NASCAR Nationwide Series New Car Goes Through Final Test Paces At Talladega
DAYTONA BEACH, Fla. (Nov. 2, 2009) -- No one needed to pinch Justin Allgaier today.
The NASCAR Nationwide Series Raybestos Rookie of the Year standings leader had his first turn in the Challenger, Dodge's new car entry into the series, during a test at Talladega Superspeedway.
"It drives like a dream," Allgaier said after his first laps in the car. He was one of eight drivers representing the four series manufacturers who put the new cars through the paces for the first time on a track more than 1.5 miles in length. Previous tests for the NASCAR Nationwide new car were at Richmond International Raceway and Lowe's Motor Speedway last year.

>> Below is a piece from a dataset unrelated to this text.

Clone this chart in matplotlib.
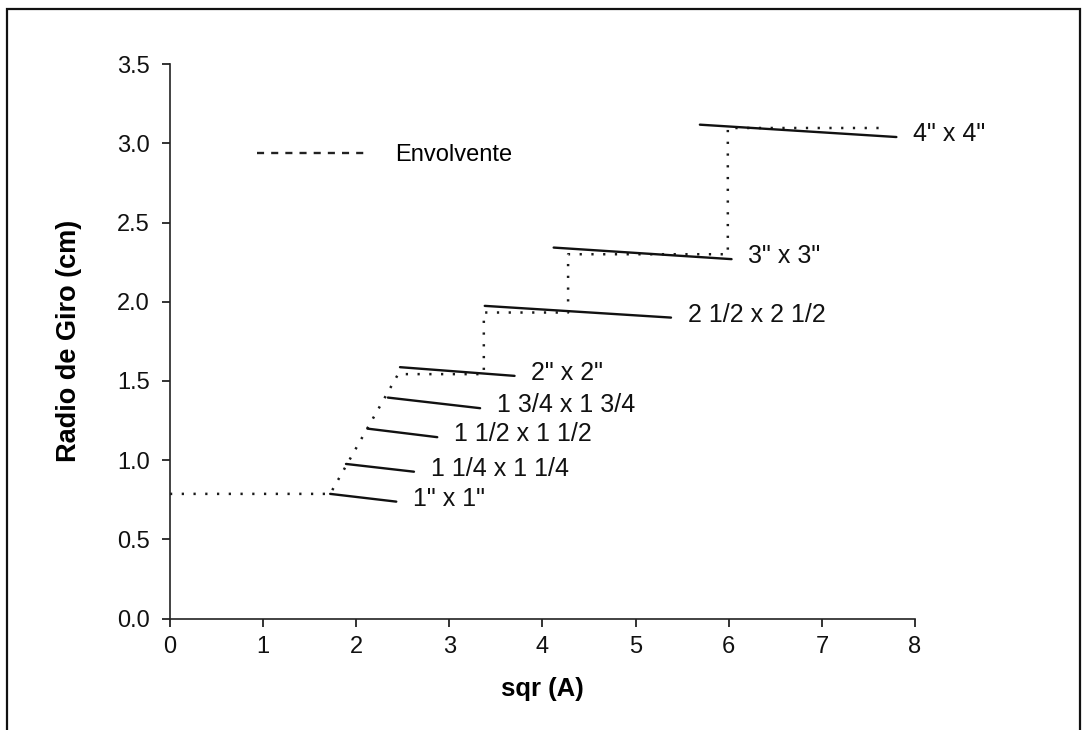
import matplotlib
matplotlib.use("Agg")
import matplotlib.pyplot as plt
from matplotlib.lines import Line2D
from matplotlib.patches import Rectangle

plt.rcParams['font.family'] = ['Liberation Sans', 'DejaVu Sans']

# ---- data ----
sizes = ['1" x 1"', '1 1/4 x 1 1/4', '1 1/2 x 1 1/2', '1 3/4 x 1 3/4',
         '2" x 2"', '2 1/2 x 2 1/2', '3" x 3"', '4" x 4"']
x_start = [1.72, 1.89, 2.12, 2.34, 2.47, 3.38, 4.12, 5.69]
x_end = [2.43, 2.62, 2.87, 3.33, 3.70, 5.38, 6.03, 7.80]
r_start = [0.787, 0.976, 1.199, 1.395, 1.587, 1.974, 2.342, 3.118]
r_end = [0.738, 0.927, 1.145, 1.328, 1.532, 1.900, 2.269, 3.040]

env_x = [0.0, 1.72, 2.45, 3.37, 3.37, 4.275, 4.275, 5.99, 5.99, 7.67]
env_y = [0.787, 0.787, 1.543, 1.543, 1.932, 1.932, 2.30, 2.30, 3.097, 3.097]

x_ticks = [0, 1, 2, 3, 4, 5, 6, 7, 8]
y_ticks = [0.0, 0.5, 1.0, 1.5, 2.0, 2.5, 3.0, 3.5]

fig = plt.figure(figsize=(10.84, 7.30), dpi=100)
ax = fig.add_axes([0.1568, 0.1527, 0.6873, 0.7594])

# envelope (dotted)
ax.plot(env_x, env_y, color='#1a1a1a', lw=1.8, linestyle=(0, (0.9, 3.8)),
        solid_capstyle='butt')

# sections
for xs, xe, rs, re, name in zip(x_start, x_end, r_start, r_end, sizes):
    ax.plot([xs, xe], [rs, re], color='#111111', lw=1.7, solid_capstyle='round')
    ax.annotate(name, xy=(xe, re), xytext=(12, 2), textcoords='offset points',
                ha='left', va='center', fontsize=18, color='#111111')

# legend
proxy = Line2D([0], [0], color='#222222', lw=1.7, linestyle=(0, (3.0, 3.0)))
ax.legend([proxy], ['Envolvente'], loc='center left',
          bbox_to_anchor=(0.1168, 0.836), frameon=False, fontsize=17,
          handlelength=4.79, handletextpad=1.06, borderpad=0, borderaxespad=0)

ax.set_xlim(0, 8)
ax.set_ylim(0, 3.5)
ax.set_xticks(x_ticks)
ax.set_yticks(y_ticks)
ax.set_yticklabels([f"{v:.1f}" for v in y_ticks])
for s in ['top', 'right']:
    ax.spines[s].set_visible(False)
for s in ['left', 'bottom']:
    ax.spines[s].set_linewidth(1.2)
    ax.spines[s].set_color('#222222')
ax.tick_params(axis='both', direction='out', length=5.5, width=1.2,
               labelsize=17, colors='#111111')
ax.tick_params(axis='y', pad=9)
ax.tick_params(axis='x', pad=7)

ax.set_xlabel('sqr (A)', fontsize=18.5, fontweight='bold', labelpad=14)
ax.set_ylabel('Radio de Giro (cm)', fontsize=19.5, fontweight='bold', labelpad=25)

# page frame of the scanned figure
fig.patches.append(Rectangle((7 / 1084, -0.1), (1080 - 7) / 1084, (730 - 9) / 730 + 0.1,
                             transform=fig.transFigure, fill=False,
                             lw=1.6, edgecolor='#111111'))

fig.savefig('out.png', dpi=100)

According to Robin Pemberton, NASCAR's vice president of competition, the purpose of today's six-hour test was to gather information relative to the size of the tapered spacer that the car will need in order to achieve its desired speed at tracks such as Talladega and Daytona International Speedway -- where the new car will make its points-racing debut in July, 2010. Additionally, the test helped to better identify the proper gear ratio that the new car will need to generate the proper RPM.
"We needed to see what should be done from a plate standpoint to get enough speed in the cars and also see how they reacted in the draft," Pemberton said.
The first few hours of the test were spent in single runs, followed by drafting during the afternoon. A pair of NASCAR veterans who have successful histories in the series -- two-time champion Kevin Harvick and 27-time winner Jeff Burton -- were the first drafting pair out on the track.
"The great advantage of this car is we have a lot of time with the first new car (in NASCAR Sprint Cup), Burton said. "This is an evolution of that. I think it's going to work really well. I like the way the cars look and the way the cars drive."
Brett Bodine, NASCAR's director of cost research, was in agreement with Burton. "I've received some really favorable comments from the drivers," he said. "In fact, what I'm hearing is this new car drives better than the current Nationwide car."
"This has been an exciting few days for the series," said Joe Balash, the director of the NASCAR Nationwide Series. "Dodge unveiled the Challenger last week, we had all four cars together for the first time on Saturday ... it was pretty special.
"We believe this car will give our series its own unique identity and that certainly was one of our goals from the very beginning in developing this new car."
Following its debut next summer at Daytona, the NASCAR Nationwide Series new car also will compete in points races at Michigan International Speedway in August, at Richmond in September and at Lowe's Motor Speedway in October. Full integration for the new car into the series is targeted for 2011.
"Nationwide couldn't be prouder of our association with the series," said John Aman, associate vice president for strategic sponsorships for series sponsor, Nationwide, who was on site at Talladega for the test. "We are extremely excited about the addition of this new race car."